### WRITTEN PROBLEM
Output every line exactly as written. Leave out pictures.
## Start DATA EXTRACT
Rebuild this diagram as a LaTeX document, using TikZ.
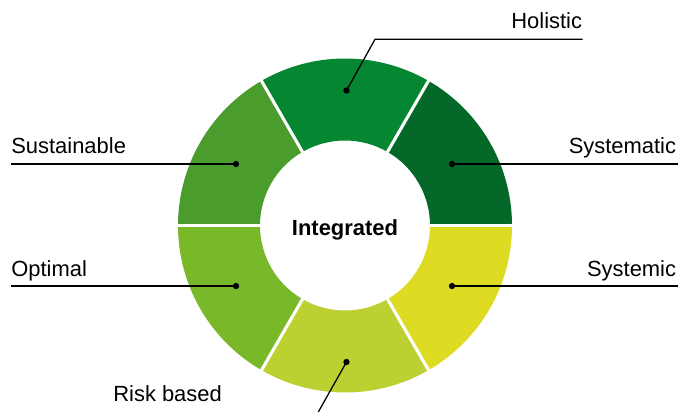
\documentclass[tikz,border=0pt]{standalone}
\usepackage{fontspec}
\setmainfont{Liberation Sans}

\definecolor{holisticgreen}{RGB}{5,134,48}
\definecolor{systematicgreen}{RGB}{3,104,40}
\definecolor{systemicyellow}{RGB}{222,220,34}
\definecolor{riskgreen}{RGB}{188,208,50}
\definecolor{optimalgreen}{RGB}{120,184,41}
\definecolor{sustainablegreen}{RGB}{74,156,45}

\begin{document}
\begin{tikzpicture}[
            scale = 0.025, % one unit = one pixel of the sketch
            line width = 0.9pt, % leader lines
            font = \fontsize{15.6}{18}\selectfont
        ]

        \tikzstyle{dot}=[
            circle,
            fill = black,
            inner sep = 0pt,
            minimum size = 4.5pt
        ]
        \tikzstyle{gap}=[white, line width = 2.2pt]
        \tikzstyle{tag}=[inner sep = 0pt]

        \useasboundingbox (-345,-186.5) rectangle (333,225.5);

        % ring, six pieces
        \fill[systematicgreen] (0:85) arc (0:60:85) -- (60:167) arc (60:0:167) -- cycle;
        \fill[holisticgreen] (60:85) arc (60:120:85) -- (120:167) arc (120:60:167) -- cycle;
        \fill[sustainablegreen] (120:85) arc (120:180:85) -- (180:167) arc (180:120:167) -- cycle;
        \fill[optimalgreen] (180:85) arc (180:240:85) -- (240:167) arc (240:180:167) -- cycle;
        \fill[riskgreen] (240:85) arc (240:300:85) -- (300:167) arc (300:240:167) -- cycle;
        \fill[systemicyellow] (300:85) arc (300:360:85) -- (360:167) arc (360:300:167) -- cycle;

        \draw[gap] (0:172) -- (180:172);
        \draw[gap] (60:172) -- (240:172);
        \draw[gap] (120:172) -- (300:172);

        \node[tag, anchor=base, font=\fontsize{15.6}{18}\selectfont\bfseries] (c) at (0,-9.5) {Integrated};

        \node[dot] (hol) at (1.5,135) {};
        \node[dot] (sym) at (107,61.5) {};
        \node[dot] (sus) at (-109,61.5) {};
        \node[dot] (opt) at (-109,-60.5) {};
        \node[dot] (sys) at (107,-60.5) {};
        \node[dot] (rsk) at (1.5,-136.5) {};

        \coordinate (hb) at (30,186.2);
        \coordinate (he) at (237.7,186.2);
        \coordinate (syme) at (333,61.5);
        \coordinate (suse) at (-334.3,61.5);
        \coordinate (opte) at (-334.3,-60.5);
        \coordinate (syse) at (333,-60.5);
        \coordinate (re) at (-26.7,-186.5);

        \node[tag, anchor=base east] (holT) at (237.7,197.5) {Holistic};
        \node[tag, anchor=base east] (symT) at (331.7,72.5) {Systematic};
        \node[tag, anchor=base west] (susT) at (-334.3,72.5) {Sustainable};
        \node[tag, anchor=base west] (optT) at (-334.3,-51.2) {Optimal};
        \node[tag, anchor=base east] (sysT) at (331.7,-51.2) {Systemic};
        \node[tag, anchor=base west] (rskT) at (-232.3,-176.2) {Risk based};

        \draw (hol.center) -- (hb) -- (he);
        \draw (sym.center) -- (syme);
        \draw (sus.center) -- (suse);
        \draw (opt.center) -- (opte);
        \draw (sys.center) -- (syse);
        \draw (rsk.center) -- (re);

        %\draw[red] (-345,-186.5) rectangle (333,225.5);
    \end{tikzpicture}
\end{document}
## End DATA EXTRACT
### THE OUTPUT
Rebuild this diagram as a LaTeX document, using TikZ.
\documentclass[tikz,border=0pt]{standalone}
\usepackage{fontspec}
\setmainfont{Liberation Sans}

\definecolor{holisticgreen}{RGB}{5,134,48}
\definecolor{systematicgreen}{RGB}{3,104,40}
\definecolor{systemicyellow}{RGB}{222,220,34}
\definecolor{riskgreen}{RGB}{188,208,50}
\definecolor{optimalgreen}{RGB}{120,184,41}
\definecolor{sustainablegreen}{RGB}{74,156,45}

\begin{document}
\begin{tikzpicture}[
            scale = 0.025, % one unit = one pixel of the sketch
            line width = 0.9pt, % leader lines
            font = \fontsize{15.6}{18}\selectfont
        ]

        \tikzstyle{dot}=[
            circle,
            fill = black,
            inner sep = 0pt,
            minimum size = 4.5pt
        ]
        \tikzstyle{gap}=[white, line width = 2.2pt]
        \tikzstyle{tag}=[inner sep = 0pt]

        \useasboundingbox (-345,-186.5) rectangle (333,225.5);

        % ring, six pieces
        \fill[systematicgreen] (0:85) arc (0:60:85) -- (60:167) arc (60:0:167) -- cycle;
        \fill[holisticgreen] (60:85) arc (60:120:85) -- (120:167) arc (120:60:167) -- cycle;
        \fill[sustainablegreen] (120:85) arc (120:180:85) -- (180:167) arc (180:120:167) -- cycle;
        \fill[optimalgreen] (180:85) arc (180:240:85) -- (240:167) arc (240:180:167) -- cycle;
        \fill[riskgreen] (240:85) arc (240:300:85) -- (300:167) arc (300:240:167) -- cycle;
        \fill[systemicyellow] (300:85) arc (300:360:85) -- (360:167) arc (360:300:167) -- cycle;

        \draw[gap] (0:172) -- (180:172);
        \draw[gap] (60:172) -- (240:172);
        \draw[gap] (120:172) -- (300:172);

        \node[tag, anchor=base, font=\fontsize{15.6}{18}\selectfont\bfseries] (c) at (0,-9.5) {Integrated};

        \node[dot] (hol) at (1.5,135) {};
        \node[dot] (sym) at (107,61.5) {};
        \node[dot] (sus) at (-109,61.5) {};
        \node[dot] (opt) at (-109,-60.5) {};
        \node[dot] (sys) at (107,-60.5) {};
        \node[dot] (rsk) at (1.5,-136.5) {};

        \coordinate (hb) at (30,186.2);
        \coordinate (he) at (237.7,186.2);
        \coordinate (syme) at (333,61.5);
        \coordinate (suse) at (-334.3,61.5);
        \coordinate (opte) at (-334.3,-60.5);
        \coordinate (syse) at (333,-60.5);
        \coordinate (re) at (-26.7,-186.5);

        \node[tag, anchor=base east] (holT) at (237.7,197.5) {Holistic};
        \node[tag, anchor=base east] (symT) at (331.7,72.5) {Systematic};
        \node[tag, anchor=base west] (susT) at (-334.3,72.5) {Sustainable};
        \node[tag, anchor=base west] (optT) at (-334.3,-51.2) {Optimal};
        \node[tag, anchor=base east] (sysT) at (331.7,-51.2) {Systemic};
        \node[tag, anchor=base west] (rskT) at (-232.3,-176.2) {Risk based};

        \draw (hol.center) -- (hb) -- (he);
        \draw (sym.center) -- (syme);
        \draw (sus.center) -- (suse);
        \draw (opt.center) -- (opte);
        \draw (sys.center) -- (syse);
        \draw (rsk.center) -- (re);

        %\draw[red] (-345,-186.5) rectangle (333,225.5);
    \end{tikzpicture}
\end{document}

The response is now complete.